┌─ Information given

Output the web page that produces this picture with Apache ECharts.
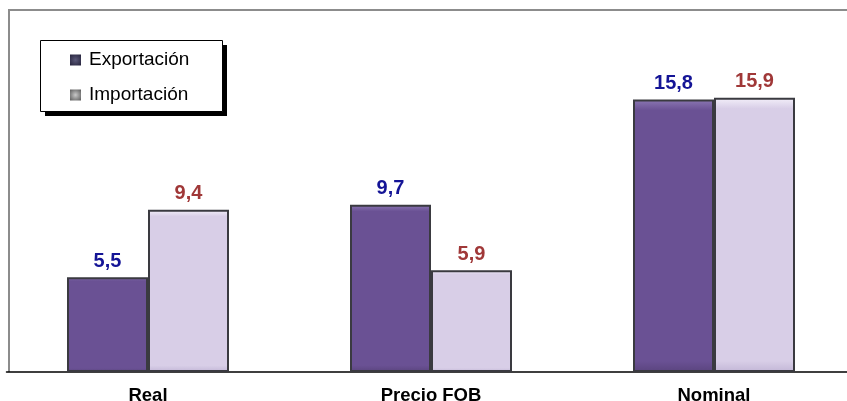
<!DOCTYPE html>
<html>
<head>
<meta charset="utf-8">
<script src="https://cdn.jsdelivr.net/npm/echarts@6/dist/echarts.min.js"></script>
<style>
html,body{margin:0;padding:0;background:#fff;}
#chart{width:847px;height:401px;}
</style>
</head>
<body>
<div id="chart"></div>
<script>
const categories = ['Real', 'Precio FOB', 'Nominal'];
const exportacion = [5.5, 9.7, 15.8];
const importacion = [9.4, 5.9, 15.9];
const seriesNames = ['Exportación', 'Importación'];

const FONT = 'Liberation Sans, Arial, Helvetica, sans-serif';
const fmt = v => String(v.value).replace('.', ',');

function vgrad(top, mid, bottom) {
  return {
    type: 'linear', x: 0, y: 0, x2: 0, y2: 1,
    colorStops: [
      { offset: 0, color: top },
      { offset: 0.04, color: mid },
      { offset: 0.96, color: mid },
      { offset: 1, color: bottom }
    ]
  };
}

const chart = echarts.init(document.getElementById('chart'), null, { renderer: 'canvas' });
chart.setOption({
  animation: false,
  backgroundColor: '#ffffff',
  graphic: [
    {
      type: 'polyline',
      shape: { points: [[9, 372], [9, 10], [847, 10]] },
      style: { fill: 'none', stroke: '#8c8c8c', lineWidth: 2 },
      z: 0
    },
    {
      type: 'rect',
      shape: { x: 45, y: 45, width: 182, height: 71 },
      style: { fill: '#000000' },
      z: 10
    },
    {
      type: 'rect',
      shape: { x: 40.5, y: 40.5, width: 182, height: 71 },
      style: { fill: '#ffffff', stroke: '#000000', lineWidth: 1 },
      z: 11
    }
  ],
  grid: { left: 6.5, width: 849, top: 9.75, height: 362.25, outerBoundsMode: 'none', containLabel: false },
  legend: {
    orient: 'vertical',
    left: 40,
    top: 41,
    padding: [9, 30, 7, 30],
    itemGap: 15,
    itemWidth: 11,
    itemHeight: 11,
    icon: 'rect',
    z: 20,
    textStyle: { fontFamily: FONT, fontSize: 19, color: '#000', lineHeight: 20, padding: [0, 0, 0, 3] },
    data: [
      { name: seriesNames[0], itemStyle: { color: { type: 'radial', x: 0.5, y: 0.5, r: 0.7, colorStops: [{ offset: 0, color: '#5a5878' }, { offset: 1, color: '#24223a' }] }, borderWidth: 0 } },
      { name: seriesNames[1], itemStyle: { color: { type: 'radial', x: 0.5, y: 0.5, r: 0.7, colorStops: [{ offset: 0, color: '#c8c8c8' }, { offset: 1, color: '#5a5a5a' }] }, borderWidth: 0 } }
    ]
  },
  xAxis: {
    type: 'category',
    data: categories,
    axisLine: { show: true, lineStyle: { color: '#000', width: 1.5 } },
    axisTick: { show: false },
    axisLabel: { fontFamily: FONT, fontSize: 18.5, fontWeight: 'bold', color: '#000', margin: 14 },
    splitLine: { show: false }
  },
  yAxis: {
    type: 'value',
    min: 0,
    max: 21,
    show: false,
    splitLine: { show: false }
  },
  series: [
    {
      name: seriesNames[0],
      type: 'bar',
      data: exportacion,
      barWidth: 81,
      barGap: '0%',
      itemStyle: {
        color: vgrad('#8c78b4', '#6a5194', '#5a447e'),
        borderColor: '#3a3a40',
        borderWidth: 2
      },
      label: {
        show: true,
        position: 'top',
        distance: 6,
        formatter: fmt,
        fontFamily: FONT,
        fontSize: 20,
        fontWeight: 'bold',
        color: '#141496'
      }
    },
    {
      name: seriesNames[1],
      type: 'bar',
      data: importacion,
      barWidth: 81,
      barGap: '0%',
      itemStyle: {
        color: vgrad('#f4f0fa', '#d8cee7', '#c2b6d6'),
        borderColor: '#3a3a40',
        borderWidth: 2
      },
      label: {
        show: true,
        position: 'top',
        distance: 6,
        formatter: fmt,
        fontFamily: FONT,
        fontSize: 20,
        fontWeight: 'bold',
        color: '#a03838'
      }
    }
  ]
});
</script>
</body>
</html>
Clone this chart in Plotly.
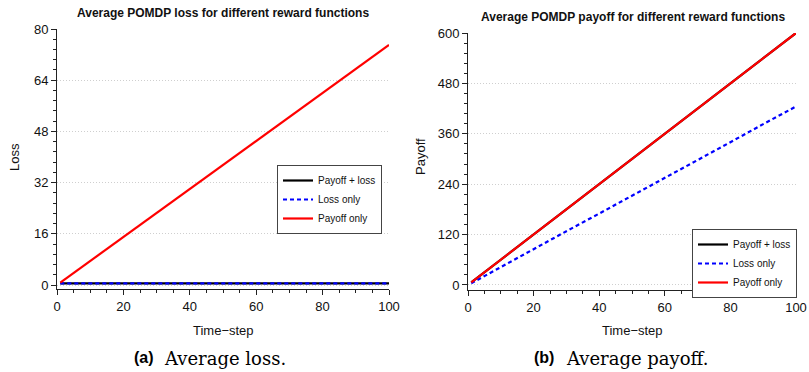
import plotly.graph_objects as go

W, H = 809, 372

time_steps = [1, 10, 20, 30, 40, 50, 60, 70, 80, 90, 100]
series_names = ["Payoff + loss", "Loss only", "Payoff only"]
series_colors = ["#000000", "#0000ff", "#ff0000"]
series_dash = ["solid", "4px,3px", "solid"]

loss_payoff_plus_loss = [0.5] * 11
loss_loss_only = [0.5] * 11
loss_payoff_only = [0.75, 7.5, 15, 22.5, 30, 37.5, 45, 52.5, 60, 67.5, 75]

pay_payoff_plus_loss = [6, 60, 120, 180, 240, 300, 360, 420, 480, 540, 600]
pay_loss_only = [4, 43, 85, 128, 170, 213, 255, 298, 340, 383, 425]
pay_payoff_only = [6, 60, 120, 180, 240, 300, 360, 420, 480, 540, 600]

left_ticks = [0, 16, 32, 48, 64, 80]
right_ticks = [0, 120, 240, 360, 480, 600]
x_ticks = [0, 20, 40, 60, 80, 100]

FONT = "Liberation Sans"
fig = go.Figure()

left_data = [loss_payoff_plus_loss, loss_loss_only, loss_payoff_only]
right_data = [pay_payoff_plus_loss, pay_loss_only, pay_payoff_only]
for i in range(3):
    fig.add_trace(go.Scatter(x=time_steps, y=left_data[i], mode="lines", name=series_names[i],
                             line=dict(color=series_colors[i], width=2.2, dash=series_dash[i]),
                             xaxis="x", yaxis="y", legend="legend"))
for i in range(3):
    fig.add_trace(go.Scatter(x=time_steps, y=right_data[i], mode="lines", name=series_names[i],
                             line=dict(color=series_colors[i], width=2.2, dash=series_dash[i]),
                             xaxis="x2", yaxis="y2", legend="legend2"))

def px_x(p):
    return p / W

def px_y(p):
    return 1 - p / H

axis_common = dict(showline=True, linecolor="#222", linewidth=1, ticks="outside", ticklen=5,
                   tickcolor="#222", tickfont=dict(family=FONT, size=13, color="#111"),
                   zeroline=False, mirror=False, automargin=False)

xcommon = dict(axis_common, range=[0, 100], tickvals=x_ticks, showgrid=False,
               minor=dict(ticks="outside", ticklen=3, dtick=5, tick0=0, tickcolor="#222", showgrid=False))

grid = dict(showgrid=True, gridcolor="#cfcfcf", griddash="1px,2px", gridwidth=1)

fig.update_layout(
    width=W, height=H, margin=dict(l=0, r=0, t=0, b=0), autosize=False,
    paper_bgcolor="white", plot_bgcolor="white", showlegend=True,
    xaxis=dict(xcommon, domain=[px_x(57), px_x(389)], anchor="y"),
    yaxis=dict(axis_common, **grid, domain=[px_y(289), px_y(29)], range=[-1.25, 80], tickvals=left_ticks,
               anchor="x",
               minor=dict(ticks="outside", ticklen=3, dtick=3.2, tick0=0, tickcolor="#222", showgrid=False)),
    xaxis2=dict(xcommon, domain=[px_x(468), px_x(796)], anchor="y2"),
    yaxis2=dict(axis_common, **grid, domain=[px_y(290), px_y(33)], range=[-12, 600], tickvals=right_ticks,
                anchor="x2",
                minor=dict(ticks="outside", ticklen=3, dtick=24, tick0=0, tickcolor="#222", showgrid=False)),
    legend=dict(x=px_x(382), y=px_y(165), xanchor="right", yanchor="top",
                bordercolor="#444", borderwidth=1, bgcolor="white",
                font=dict(family=FONT, size=10, color="#111"), tracegroupgap=0),
    legend2=dict(x=px_x(797), y=px_y(229), xanchor="right", yanchor="top",
                 bordercolor="#444", borderwidth=1, bgcolor="white",
                 font=dict(family=FONT, size=10, color="#111"), tracegroupgap=0),
    hovermode=False,
)

ann = []
def text(x, y, s, size, bold=False, family=FONT, angle=0, xanchor="center", color="#111"):
    ann.append(dict(x=px_x(x), y=px_y(y), xref="paper", yref="paper", text=(f"<b>{s}</b>" if bold else s),
                    showarrow=False, xanchor=xanchor, yanchor="middle", textangle=angle,
                    font=dict(family=family, size=size, color=color)))

text(223, 13, "Average POMDP loss for different reward functions", 12, bold=True)
text(633, 17, "Average POMDP payoff for different reward functions", 12, bold=True)
text(223, 330, "Time\u2212step", 13)
text(632, 330, "Time\u2212step", 13)
text(14, 157, "Loss", 13, angle=-90)
text(420, 157, "Payoff", 13, angle=-90)
text(156, 357, "(a)", 16, bold=True, xanchor="right", color="#000")
text(162, 358, "Average loss.", 18, family="DejaVu Serif", xanchor="left", color="#000")
text(556, 357, "(b)", 16, bold=True, xanchor="right", color="#000")
text(564, 358, "Average payoff.", 18, family="DejaVu Serif", xanchor="left", color="#000")
fig.update_layout(annotations=ann)

fig.write_html("out.html", config={"displayModeBar": False},
               post_script="document.body.style.margin='0';document.body.style.padding='0';"
                           "document.body.style.overflow='hidden';")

└─

Give again exactly the lines running from the beginning of the material above through the line that contains "const fmt = v", and leave out every picture.

Answer to the exercise –
Output the web page that produces this picture with Apache ECharts.
<!DOCTYPE html>
<html>
<head>
<meta charset="utf-8">
<script src="https://cdn.jsdelivr.net/npm/echarts@6/dist/echarts.min.js"></script>
<style>
html,body{margin:0;padding:0;background:#fff;}
#chart{width:847px;height:401px;}
</style>
</head>
<body>
<div id="chart"></div>
<script>
const categories = ['Real', 'Precio FOB', 'Nominal'];
const exportacion = [5.5, 9.7, 15.8];
const importacion = [9.4, 5.9, 15.9];
const seriesNames = ['Exportación', 'Importación'];

const FONT = 'Liberation Sans, Arial, Helvetica, sans-serif';
const fmt = v => String(v.value).replace('.', ',');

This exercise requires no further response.